## [Direction]
Without omitting anything, retype the data that follows.

## [Recorded data]

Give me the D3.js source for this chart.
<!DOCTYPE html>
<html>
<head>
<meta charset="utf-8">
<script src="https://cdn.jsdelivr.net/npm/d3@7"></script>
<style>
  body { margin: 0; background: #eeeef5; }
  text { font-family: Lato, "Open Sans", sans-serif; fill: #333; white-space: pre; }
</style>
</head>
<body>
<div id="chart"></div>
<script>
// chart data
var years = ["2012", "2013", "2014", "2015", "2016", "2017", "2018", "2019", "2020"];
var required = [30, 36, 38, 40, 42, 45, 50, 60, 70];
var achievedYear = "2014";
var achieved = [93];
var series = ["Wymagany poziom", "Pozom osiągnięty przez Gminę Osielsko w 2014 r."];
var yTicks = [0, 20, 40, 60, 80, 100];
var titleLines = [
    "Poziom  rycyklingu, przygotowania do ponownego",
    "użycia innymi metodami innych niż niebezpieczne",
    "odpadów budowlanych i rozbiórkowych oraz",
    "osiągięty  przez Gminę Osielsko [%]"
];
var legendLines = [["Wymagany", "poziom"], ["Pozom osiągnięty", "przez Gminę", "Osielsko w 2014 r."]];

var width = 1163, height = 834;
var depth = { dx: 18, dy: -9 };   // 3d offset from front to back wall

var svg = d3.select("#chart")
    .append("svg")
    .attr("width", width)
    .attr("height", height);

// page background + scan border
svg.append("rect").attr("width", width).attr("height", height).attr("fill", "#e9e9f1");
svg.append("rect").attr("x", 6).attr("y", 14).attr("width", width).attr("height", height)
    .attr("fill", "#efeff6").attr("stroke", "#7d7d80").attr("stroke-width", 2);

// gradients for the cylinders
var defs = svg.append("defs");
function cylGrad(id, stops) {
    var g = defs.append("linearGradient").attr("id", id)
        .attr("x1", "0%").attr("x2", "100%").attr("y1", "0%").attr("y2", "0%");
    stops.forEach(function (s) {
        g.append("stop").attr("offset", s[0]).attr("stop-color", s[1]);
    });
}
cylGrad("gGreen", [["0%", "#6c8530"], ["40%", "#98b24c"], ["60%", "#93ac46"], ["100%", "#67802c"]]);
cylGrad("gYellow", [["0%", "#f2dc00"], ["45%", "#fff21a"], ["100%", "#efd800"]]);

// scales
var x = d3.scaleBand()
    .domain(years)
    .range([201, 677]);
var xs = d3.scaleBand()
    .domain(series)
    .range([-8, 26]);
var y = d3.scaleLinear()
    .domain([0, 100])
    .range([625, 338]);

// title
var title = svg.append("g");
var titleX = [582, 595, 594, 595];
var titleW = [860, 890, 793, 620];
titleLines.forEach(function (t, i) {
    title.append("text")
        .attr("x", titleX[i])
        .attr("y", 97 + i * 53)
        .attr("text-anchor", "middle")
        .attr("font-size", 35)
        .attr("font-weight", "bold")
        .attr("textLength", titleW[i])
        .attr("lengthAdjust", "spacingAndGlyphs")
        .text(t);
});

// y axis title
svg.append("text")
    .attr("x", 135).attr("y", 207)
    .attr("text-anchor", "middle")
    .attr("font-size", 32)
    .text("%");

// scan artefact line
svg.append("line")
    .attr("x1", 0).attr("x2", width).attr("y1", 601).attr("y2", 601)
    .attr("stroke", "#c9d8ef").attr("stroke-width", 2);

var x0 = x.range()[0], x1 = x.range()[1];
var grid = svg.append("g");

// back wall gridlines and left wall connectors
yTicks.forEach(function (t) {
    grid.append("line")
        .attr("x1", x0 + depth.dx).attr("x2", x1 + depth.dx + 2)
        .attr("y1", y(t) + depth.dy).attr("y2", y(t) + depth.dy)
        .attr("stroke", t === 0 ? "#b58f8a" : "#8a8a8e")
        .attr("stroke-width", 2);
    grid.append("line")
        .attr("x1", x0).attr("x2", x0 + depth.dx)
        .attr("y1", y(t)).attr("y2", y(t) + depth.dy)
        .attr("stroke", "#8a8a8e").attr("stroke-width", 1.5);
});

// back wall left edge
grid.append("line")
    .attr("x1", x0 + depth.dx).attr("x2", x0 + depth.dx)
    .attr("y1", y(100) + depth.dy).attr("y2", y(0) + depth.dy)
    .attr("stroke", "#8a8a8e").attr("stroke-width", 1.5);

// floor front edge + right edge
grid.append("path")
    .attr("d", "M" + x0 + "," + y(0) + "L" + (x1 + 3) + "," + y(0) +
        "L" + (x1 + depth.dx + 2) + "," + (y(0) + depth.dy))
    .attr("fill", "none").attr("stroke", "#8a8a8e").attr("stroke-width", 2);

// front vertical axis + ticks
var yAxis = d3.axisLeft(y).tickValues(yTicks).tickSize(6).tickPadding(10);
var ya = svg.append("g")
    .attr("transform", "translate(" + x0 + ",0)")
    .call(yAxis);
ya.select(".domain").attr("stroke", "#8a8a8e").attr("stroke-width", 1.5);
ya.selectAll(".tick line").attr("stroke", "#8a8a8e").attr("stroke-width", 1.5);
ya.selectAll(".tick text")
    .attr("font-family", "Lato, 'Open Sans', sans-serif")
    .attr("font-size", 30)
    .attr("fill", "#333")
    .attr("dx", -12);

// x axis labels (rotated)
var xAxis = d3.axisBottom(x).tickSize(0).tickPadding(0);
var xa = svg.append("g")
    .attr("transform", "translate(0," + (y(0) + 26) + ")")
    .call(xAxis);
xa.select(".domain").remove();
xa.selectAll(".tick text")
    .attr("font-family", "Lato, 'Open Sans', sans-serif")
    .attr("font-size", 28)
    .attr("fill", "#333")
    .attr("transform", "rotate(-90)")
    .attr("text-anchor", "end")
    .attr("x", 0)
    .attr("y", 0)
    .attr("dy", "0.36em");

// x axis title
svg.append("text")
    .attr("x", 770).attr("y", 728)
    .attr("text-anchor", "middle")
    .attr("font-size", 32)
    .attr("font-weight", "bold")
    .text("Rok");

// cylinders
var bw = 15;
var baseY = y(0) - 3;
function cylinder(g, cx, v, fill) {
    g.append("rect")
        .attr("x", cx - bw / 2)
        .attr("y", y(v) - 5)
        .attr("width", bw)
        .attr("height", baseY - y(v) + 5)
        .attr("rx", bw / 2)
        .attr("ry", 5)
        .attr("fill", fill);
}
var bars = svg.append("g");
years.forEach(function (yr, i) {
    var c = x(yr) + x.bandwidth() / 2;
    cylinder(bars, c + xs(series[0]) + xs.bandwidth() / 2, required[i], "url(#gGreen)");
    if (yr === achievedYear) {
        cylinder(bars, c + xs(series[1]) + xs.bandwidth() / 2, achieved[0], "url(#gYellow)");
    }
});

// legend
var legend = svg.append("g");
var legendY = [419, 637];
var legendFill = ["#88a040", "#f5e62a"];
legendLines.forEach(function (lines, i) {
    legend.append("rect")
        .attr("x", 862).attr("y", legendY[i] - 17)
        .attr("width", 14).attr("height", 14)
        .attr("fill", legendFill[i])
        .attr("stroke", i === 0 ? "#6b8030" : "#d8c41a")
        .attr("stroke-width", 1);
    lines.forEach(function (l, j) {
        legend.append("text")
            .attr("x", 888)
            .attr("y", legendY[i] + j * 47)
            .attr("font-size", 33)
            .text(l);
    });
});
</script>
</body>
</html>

## [Exercise output]
Give me the D3.js source for this chart.
<!DOCTYPE html>
<html>
<head>
<meta charset="utf-8">
<script src="https://cdn.jsdelivr.net/npm/d3@7"></script>
<style>
  body { margin: 0; background: #eeeef5; }
  text { font-family: Lato, "Open Sans", sans-serif; fill: #333; white-space: pre; }
</style>
</head>
<body>
<div id="chart"></div>
<script>
// chart data
var years = ["2012", "2013", "2014", "2015", "2016", "2017", "2018", "2019", "2020"];
var required = [30, 36, 38, 40, 42, 45, 50, 60, 70];
var achievedYear = "2014";
var achieved = [93];
var series = ["Wymagany poziom", "Pozom osiągnięty przez Gminę Osielsko w 2014 r."];
var yTicks = [0, 20, 40, 60, 80, 100];
var titleLines = [
    "Poziom  rycyklingu, przygotowania do ponownego",
    "użycia innymi metodami innych niż niebezpieczne",
    "odpadów budowlanych i rozbiórkowych oraz",
    "osiągięty  przez Gminę Osielsko [%]"
];
var legendLines = [["Wymagany", "poziom"], ["Pozom osiągnięty", "przez Gminę", "Osielsko w 2014 r."]];

var width = 1163, height = 834;
var depth = { dx: 18, dy: -9 };   // 3d offset from front to back wall

var svg = d3.select("#chart")
    .append("svg")
    .attr("width", width)
    .attr("height", height);

// page background + scan border
svg.append("rect").attr("width", width).attr("height", height).attr("fill", "#e9e9f1");
svg.append("rect").attr("x", 6).attr("y", 14).attr("width", width).attr("height", height)
    .attr("fill", "#efeff6").attr("stroke", "#7d7d80").attr("stroke-width", 2);

// gradients for the cylinders
var defs = svg.append("defs");
function cylGrad(id, stops) {
    var g = defs.append("linearGradient").attr("id", id)
        .attr("x1", "0%").attr("x2", "100%").attr("y1", "0%").attr("y2", "0%");
    stops.forEach(function (s) {
        g.append("stop").attr("offset", s[0]).attr("stop-color", s[1]);
    });
}
cylGrad("gGreen", [["0%", "#6c8530"], ["40%", "#98b24c"], ["60%", "#93ac46"], ["100%", "#67802c"]]);
cylGrad("gYellow", [["0%", "#f2dc00"], ["45%", "#fff21a"], ["100%", "#efd800"]]);

// scales
var x = d3.scaleBand()
    .domain(years)
    .range([201, 677]);
var xs = d3.scaleBand()
    .domain(series)
    .range([-8, 26]);
var y = d3.scaleLinear()
    .domain([0, 100])
    .range([625, 338]);

// title
var title = svg.append("g");
var titleX = [582, 595, 594, 595];
var titleW = [860, 890, 793, 620];
titleLines.forEach(function (t, i) {
    title.append("text")
        .attr("x", titleX[i])
        .attr("y", 97 + i * 53)
        .attr("text-anchor", "middle")
        .attr("font-size", 35)
        .attr("font-weight", "bold")
        .attr("textLength", titleW[i])
        .attr("lengthAdjust", "spacingAndGlyphs")
        .text(t);
});

// y axis title
svg.append("text")
    .attr("x", 135).attr("y", 207)
    .attr("text-anchor", "middle")
    .attr("font-size", 32)
    .text("%");

// scan artefact line
svg.append("line")
    .attr("x1", 0).attr("x2", width).attr("y1", 601).attr("y2", 601)
    .attr("stroke", "#c9d8ef").attr("stroke-width", 2);

var x0 = x.range()[0], x1 = x.range()[1];
var grid = svg.append("g");

// back wall gridlines and left wall connectors
yTicks.forEach(function (t) {
    grid.append("line")
        .attr("x1", x0 + depth.dx).attr("x2", x1 + depth.dx + 2)
        .attr("y1", y(t) + depth.dy).attr("y2", y(t) + depth.dy)
        .attr("stroke", t === 0 ? "#b58f8a" : "#8a8a8e")
        .attr("stroke-width", 2);
    grid.append("line")
        .attr("x1", x0).attr("x2", x0 + depth.dx)
        .attr("y1", y(t)).attr("y2", y(t) + depth.dy)
        .attr("stroke", "#8a8a8e").attr("stroke-width", 1.5);
});

// back wall left edge
grid.append("line")
    .attr("x1", x0 + depth.dx).attr("x2", x0 + depth.dx)
    .attr("y1", y(100) + depth.dy).attr("y2", y(0) + depth.dy)
    .attr("stroke", "#8a8a8e").attr("stroke-width", 1.5);

// floor front edge + right edge
grid.append("path")
    .attr("d", "M" + x0 + "," + y(0) + "L" + (x1 + 3) + "," + y(0) +
        "L" + (x1 + depth.dx + 2) + "," + (y(0) + depth.dy))
    .attr("fill", "none").attr("stroke", "#8a8a8e").attr("stroke-width", 2);

// front vertical axis + ticks
var yAxis = d3.axisLeft(y).tickValues(yTicks).tickSize(6).tickPadding(10);
var ya = svg.append("g")
    .attr("transform", "translate(" + x0 + ",0)")
    .call(yAxis);
ya.select(".domain").attr("stroke", "#8a8a8e").attr("stroke-width", 1.5);
ya.selectAll(".tick line").attr("stroke", "#8a8a8e").attr("stroke-width", 1.5);
ya.selectAll(".tick text")
    .attr("font-family", "Lato, 'Open Sans', sans-serif")
    .attr("font-size", 30)
    .attr("fill", "#333")
    .attr("dx", -12);

// x axis labels (rotated)
var xAxis = d3.axisBottom(x).tickSize(0).tickPadding(0);
var xa = svg.append("g")
    .attr("transform", "translate(0," + (y(0) + 26) + ")")
    .call(xAxis);
xa.select(".domain").remove();
xa.selectAll(".tick text")
    .attr("font-family", "Lato, 'Open Sans', sans-serif")
    .attr("font-size", 28)
    .attr("fill", "#333")
    .attr("transform", "rotate(-90)")
    .attr("text-anchor", "end")
    .attr("x", 0)
    .attr("y", 0)
    .attr("dy", "0.36em");

// x axis title
svg.append("text")
    .attr("x", 770).attr("y", 728)
    .attr("text-anchor", "middle")
    .attr("font-size", 32)
    .attr("font-weight", "bold")
    .text("Rok");

// cylinders
var bw = 15;
var baseY = y(0) - 3;
function cylinder(g, cx, v, fill) {
    g.append("rect")
        .attr("x", cx - bw / 2)
        .attr("y", y(v) - 5)
        .attr("width", bw)
        .attr("height", baseY - y(v) + 5)
        .attr("rx", bw / 2)
        .attr("ry", 5)
        .attr("fill", fill);
}
var bars = svg.append("g");
years.forEach(function (yr, i) {
    var c = x(yr) + x.bandwidth() / 2;
    cylinder(bars, c + xs(series[0]) + xs.bandwidth() / 2, required[i], "url(#gGreen)");
    if (yr === achievedYear) {
        cylinder(bars, c + xs(series[1]) + xs.bandwidth() / 2, achieved[0], "url(#gYellow)");
    }
});

// legend
var legend = svg.append("g");
var legendY = [419, 637];
var legendFill = ["#88a040", "#f5e62a"];
legendLines.forEach(function (lines, i) {
    legend.append("rect")
        .attr("x", 862).attr("y", legendY[i] - 17)
        .attr("width", 14).attr("height", 14)
        .attr("fill", legendFill[i])
        .attr("stroke", i === 0 ? "#6b8030" : "#d8c41a")
        .attr("stroke-width", 1);
    lines.forEach(function (l, j) {
        legend.append("text")
            .attr("x", 888)
            .attr("y", legendY[i] + j * 47)
            .attr("font-size", 33)
            .text(l);
    });
});
</script>
</body>
</html>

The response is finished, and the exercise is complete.